At one time, selecting a file system for distributed workloads was straightforward. Through the 1990s, the Network File System (NFS), developed by Sun Microsystems in 1984, was pretty much the only game in town. It was part of every UNIX distribution, and it presented a standard POSIX interface, meaning that applications could read and write data without modification. Dedicated NFS servers and NAS filers became the norm in most clustered computing environments.
For organizations that outgrew the capabilities of NFS, other POSIX file systems emerged. These included parallel file systems such as Lustre, PVFS, OpenZFS, BeeGFS, and IBM Spectrum Scale (formerly GPFS). Parallel file systems can support thousands of compute clients and deliver more than a TB/sec combined throughput, however, they are expensive, and can be complex to deploy and manage. While some parallel file systems work with standard Ethernet, most rely on specialized low-latency fabrics such as Intel® Omni-Path Architecture (OPA) or InfiniBand. Because of this, these file systems are typically found in only the largest HPC data centers.
With the launch of Amazon S3 in 2006, new choices began to emerge. Rather than being a traditional file system, S3 is an object store accessible through a web API. S3 abandoned traditional ideas around hierarchical file systems. Instead, it presented a simple programmatic interface and CLI for storing and retrieving binary objects.

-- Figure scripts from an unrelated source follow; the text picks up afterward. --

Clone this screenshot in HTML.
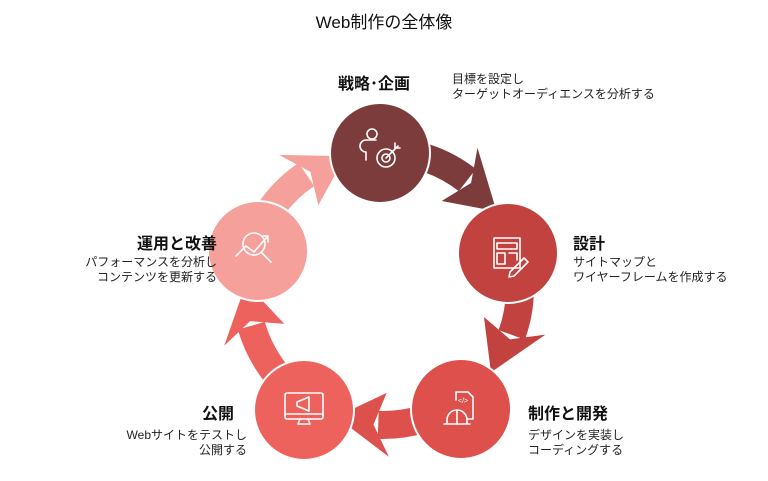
<!DOCTYPE html>
<html><head><meta charset="utf-8"><style>
html,body{margin:0;padding:0;background:#fff;width:768px;height:481px;overflow:hidden}
body{font-family:"Liberation Sans","Noto Sans CJK JP",sans-serif;color:#111;position:relative}
.t{position:absolute;white-space:nowrap}
.h{font-weight:bold;font-size:16px}
.d{font-size:12px;line-height:15px;color:#222}
.r{text-align:right}
</style></head><body>
<svg id="s" width="768" height="481" style="position:absolute;left:0;top:0"></svg>
<div class="t" style="left:0;width:768px;top:8px;text-align:center;font-size:17px">Web制作の全体像</div>
<div class="t h" style="left:338px;top:70px">戦略･企画</div>
<div class="t d" style="left:452px;top:72px">目標を設定し<br>ターゲットオーディエンスを分析する</div>
<div class="t h" style="left:573px;top:230px">設計</div>
<div class="t d" style="left:573px;top:255px">サイトマップと<br>ワイヤーフレームを作成する</div>
<div class="t h" style="left:528px;top:400px">制作と開発</div>
<div class="t d" style="left:528px;top:428px">デザインを実装し<br>コーディングする</div>
<div class="t h r" style="right:534px;top:400px">公開</div>
<div class="t d r" style="right:521px;top:428px">Webサイトをテストし<br>公開する</div>
<div class="t h r" style="right:551px;top:230px">運用と改善</div>
<div class="t d r" style="right:551px;top:255px">パフォーマンスを分析し<br>コンテンツを更新する</div>
<script>
var s=document.getElementById('s'),C=[383,288],R=137;
var cols=['#7d3c3c','#c2423f','#dd504b','#ee625d','#f5a09b'];
var angs=[-90,-18,54,126,198];
var cen=[[380,153],[508,253],[461,409],[304,410],[258,251]];
function p(a,r){a=a*Math.PI/180;return [C[0]+r*Math.cos(a),C[1]+r*Math.sin(a)];}
var h='';
for(var i=0;i<5;i++){
 var a=angs[i],b=a+72,e=b-34;
 var p0=p(a,R),p1=p(e,R);
 h+='<path d="M'+p0[0]+' '+p0[1]+' A'+R+' '+R+' 0 0 1 '+p1[0]+' '+p1[1]+'" fill="none" stroke="'+cols[i]+'" stroke-width="28"/>';
 var t=p(b-16,R),b1=p(b-38,R-32),b2=p(b-38,R+32),n=p(b-32,R);
 h+='<polygon points="'+t+' '+b2+' '+n+' '+b1+'" fill="'+cols[i]+'"/>';
}
for(var i=0;i<5;i++){
 h+='<circle cx="'+cen[i][0]+'" cy="'+cen[i][1]+'" r="50" fill="'+cols[i]+'" stroke="#fff" stroke-width="2"/>';
}
var ic='fill="none" stroke="#fff" stroke-width="1.6" stroke-linecap="round" stroke-linejoin="round"';
h+='<g '+ic+'><circle cx="372" cy="134" r="5"/><path d="M366 160 v-8 a6 6 0 0 1 0 -12 h10"/><circle cx="386" cy="158" r="9"/><circle cx="386" cy="158" r="4"/><path d="M386 158 L398 146 M395 143 v5 h5"/></g>';
h+='<g '+ic+'><rect x="494" y="238" width="26" height="30"/><path d="M497 243 h20 v6 h-20z M497 253 h8 v11 h-8z M509 253 h8 v7"/><path d="M510 272 l14 -14 l4 4 l-14 14 l-5 1z"/></g>';
h+='<g '+ic+'><path d="M456 392 h12 l5 5 v22 h-5"/><path d="M456 392 v8"/><text x="458" y="403" font-size="7" fill="#fff" stroke="none">&lt;/&gt;</text><path d="M444 424 h26 M447 424 v-4 a10 10 0 0 1 20 0 v4 M457 410 v14"/></g>';
h+='<g '+ic+'><rect x="285" y="393" width="38" height="26" rx="2"/><path d="M285 414 h38 M300 419 l-2 5 h12 l-2 -5 M297 402 l12 -5 v14 l-12 -5 z M297 402 v4"/></g>';
h+='<g '+ic+'><circle cx="254" cy="244" r="11"/><path d="M236 256 l10 -10 l8 6 l14 -16 M262 236 h6 v6 M262 253 l9 9"/></g>';
s.innerHTML=h;
</script>
</body></html>
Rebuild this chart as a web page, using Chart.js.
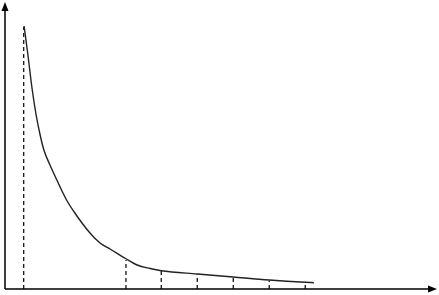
<!DOCTYPE html>
<html>
<head>
<meta charset="utf-8">
<script src="https://cdn.jsdelivr.net/npm/chart.js@4/dist/chart.umd.min.js"></script>
<style>
    html, body { margin: 0; padding: 0; background: #fff; }
    #wrap { width: 439px; height: 295px; }
</style>
</head>
<body>
<div id="wrap"><canvas id="chart"></canvas></div>
<script>
// Decay curve (x in steps, y in height units).
const curveX = [0.53, 0.64, 0.75, 0.86, 0.97, 1.08, 1.25, 1.44, 1.71, 1.94, 2.36, 2.64, 2.92, 3.35, 3.67, 4.03, 4.34, 5.34, 6.34, 7.34, 8.34, 8.58];
const curveY = [263, 233, 201, 175, 155, 139, 124, 109, 89, 76, 56, 46, 40, 30.5, 24, 20.5, 18.3, 15, 12, 9, 6.7, 6.3];

// Dashed drop lines, from the axis up to the curve.
const dropX = [0.52, 3.36, 4.34, 5.34, 6.34, 7.34, 8.34];
const dropY = [262, 29, 18, 14.5, 11.5, 8.5, 6.3];

const xMax = 12;
const yMax = 287;

/**
 * Draws the two axes with arrow heads on the chart area edges.
 */
const arrowAxes = {
    id: "arrowAxes",
    afterDraw(chart) {
        const {ctx, chartArea: a} = chart;
        ctx.save();
        ctx.strokeStyle = "#000";
        ctx.fillStyle = "#000";
        ctx.lineWidth = 1.5;

        ctx.beginPath();
        ctx.moveTo(a.left, a.bottom);
        ctx.lineTo(a.left, a.top + 6);
        ctx.moveTo(a.left, a.bottom);
        ctx.lineTo(a.right - 6, a.bottom);
        ctx.stroke();

        // y arrow
        ctx.beginPath();
        ctx.moveTo(a.left, a.top);
        ctx.lineTo(a.left - 3.5, a.top + 9);
        ctx.lineTo(a.left + 3.5, a.top + 9);
        ctx.closePath();
        ctx.fill();

        // x arrow
        ctx.beginPath();
        ctx.moveTo(a.right, a.bottom);
        ctx.lineTo(a.right - 9, a.bottom - 3.5);
        ctx.lineTo(a.right - 9, a.bottom + 3.5);
        ctx.closePath();
        ctx.fill();
        ctx.restore();
    }
};

const datasets = [{
    data: curveX.map((x, i) => ({x, y: curveY[i]})),
    borderColor: "#222",
    borderWidth: 1.4,
    pointRadius: 0,
    cubicInterpolationMode: "monotone"
}];

for (let i = 0; i < dropX.length; i++) {
    datasets.push({
        data: [{x: dropX[i], y: 0}, {x: dropX[i], y: dropY[i]}],
        borderColor: "#000",
        borderWidth: 1.2,
        borderDash: [4, 3],
        pointRadius: 0
    });
}

new Chart(document.getElementById("chart"), {
    type: "line",
    data: {datasets},
    options: {
        responsive: true,
        maintainAspectRatio: false,
        animation: false,
        layout: {padding: {left: 5, top: 2, right: 2, bottom: 6}},
        plugins: {
            legend: {display: false},
            tooltip: {enabled: false}
        },
        scales: {
            x: {type: "linear", min: 0, max: xMax, display: false},
            y: {type: "linear", min: 0, max: yMax, display: false}
        }
    },
    plugins: [arrowAxes]
});
</script>
</body>
</html>
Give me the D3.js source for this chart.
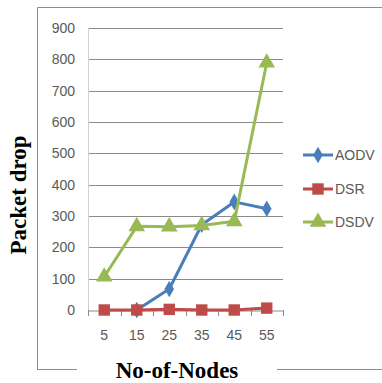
<!DOCTYPE html>
<html><head><meta charset="utf-8">
<script src="https://cdn.jsdelivr.net/npm/d3@7"></script>
<style>body{margin:0;background:#fff}svg{display:block}</style>
</head><body>
<svg id="c" width="382" height="383"></svg>
<script>
const categories = ["5","15","25","35","45","55"];
const aodv = [null, 0, 67, 272, 345, 323];
const dsr = [0, 0, 2, 0, 0, 6];
const dsdv = [106, 267, 266, 270, 283, 789];
const yTicks = [0,100,200,300,400,500,600,700,800,900];
const seriesNames = ["AODV","DSR","DSDV"];
const seriesColors = ["#4A7EBB","#BE4B48","#98B954"];
const seriesShapes = [d3.symbolDiamond, d3.symbolSquare, d3.symbolTriangle];
const seriesValues = [aodv, dsr, dsdv];

const svg = d3.select("#c");
const x = d3.scaleBand().domain(categories).range([88, 283]);
const y = d3.scaleLinear().domain([0, 900]).range([310, 28]);
const tickFont = "'Liberation Sans', Arial, sans-serif";
const tickSize = 14;

// outer border
const b = svg.append("g").attr("stroke","#8c8c8c").attr("stroke-width",1).attr("fill","none");
b.append("path").attr("d","M37.5,370 V7.5 H382");
b.append("path").attr("d","M37,369.5 H77 M277,369.5 H382");

// gridlines
svg.append("g").selectAll("line").data(yTicks.filter(d=>d>0)).join("line")
  .attr("x1",88).attr("x2",283)
  .attr("y1",d=>Math.round(y(d))+0.5).attr("y2",d=>Math.round(y(d))+0.5)
  .attr("stroke","#8a8a8a").attr("stroke-width",1);
svg.append("line").attr("x1",88.5).attr("x2",88.5).attr("y1",y(900)).attr("y2",y(0))
  .attr("stroke","#d0d0d0");

// y axis labels
const yAxis = d3.axisLeft(y).tickValues(yTicks).tickSize(0).tickPadding(13);
const yg = svg.append("g").attr("transform","translate(88,0)").call(yAxis);
yg.select(".domain").remove();
yg.selectAll("text").attr("font-family",tickFont).attr("font-size",tickSize).attr("fill","#595959");

// x axis
const xAxis = d3.axisBottom(x).tickSize(0).tickPadding(20);
const xg = svg.append("g").attr("transform","translate(0,310.5)").call(xAxis);
xg.select(".domain").attr("stroke","#8a8a8a");
xg.selectAll("text").attr("font-family",tickFont).attr("font-size",tickSize).attr("fill","#595959");
const bounds = categories.map(c=>x(c)).concat([x.range()[1]]);
svg.append("g").selectAll("line").data(bounds).join("line")
  .attr("x1",d=>Math.round(d)+0.5).attr("x2",d=>Math.round(d)+0.5)
  .attr("y1",310).attr("y2",316).attr("stroke","#8a8a8a");

// series
const line = d3.line().defined(d=>d!==null)
  .x((d,i)=>x(categories[i])+x.bandwidth()/2).y(d=>y(d));
const sizes = [80, 130, 120];
seriesValues.forEach((vals,si)=>{
  const g = svg.append("g");
  g.append("path").attr("d",line(vals)).attr("fill","none")
    .attr("stroke",seriesColors[si]).attr("stroke-width",3).attr("stroke-linejoin","round");
  g.selectAll("path.m").data(vals.map((v,i)=>({v,i})).filter(d=>d.v!==null)).join("path").attr("class","m")
    .attr("transform",d=>`translate(${x(categories[d.i])+x.bandwidth()/2},${y(d.v)})`)
    .attr("d",d3.symbol().type(seriesShapes[si]).size(sizes[si]))
    .attr("fill",seriesColors[si]);
});

// legend
const legY = [155, 189, 222];
seriesNames.forEach((n,i)=>{
  const g = svg.append("g").attr("transform",`translate(0,${legY[i]})`);
  g.append("line").attr("x1",303).attr("x2",333).attr("y1",0).attr("y2",0)
    .attr("stroke",seriesColors[i]).attr("stroke-width",3);
  g.append("path").attr("transform","translate(318,0)")
    .attr("d",d3.symbol().type(seriesShapes[i]).size(sizes[i])).attr("fill",seriesColors[i]);
  g.append("text").attr("x",335).attr("y",5).text(n)
    .attr("font-family",tickFont).attr("font-size",tickSize).attr("fill","#595959");
});

// axis titles
svg.append("text").attr("transform","translate(26,195) rotate(-90)")
  .attr("text-anchor","middle").attr("font-family","'Liberation Serif','Times New Roman',serif")
  .attr("font-weight","bold").attr("font-size",23).text("Packet drop");
svg.append("text").attr("x",177).attr("y",378)
  .attr("text-anchor","middle").attr("font-family","'Liberation Serif','Times New Roman',serif")
  .attr("font-weight","bold").attr("font-size",23).text("No-of-Nodes");
</script>
</body></html>
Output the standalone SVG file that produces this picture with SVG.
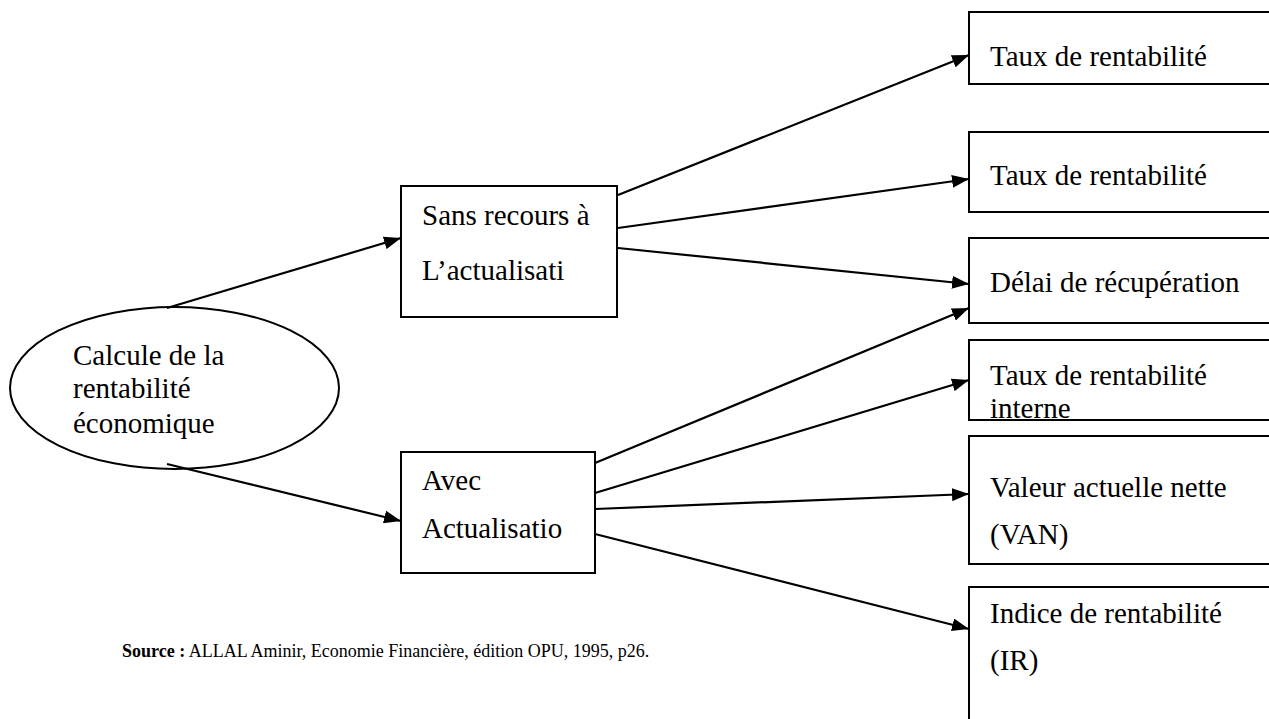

Object stores are a good fit for cloud services because they are simple and scalable to multiple petabytes of storage. Rather than relying on central metadata that presents a bottleneck, metadata is stored with each object. All operations are atomic, so there is no need for complex POSIX-style file-locking mechanisms that add complexity to the design. Developers interact with object stores using simple calls like PutObject (store an object in a bucket in return for a key) and GetObject (retrieve a binary object, given a key).
This simple approach was ideal for internet-scale applications. It was also much less expensive than traditional file systems. As a result, S3 usage grew rapidly. Similar object stores quickly emerged, including Microsoft Azure Blob Storage, Open Stack Swift, and Google Cloud Storage, released in 2010.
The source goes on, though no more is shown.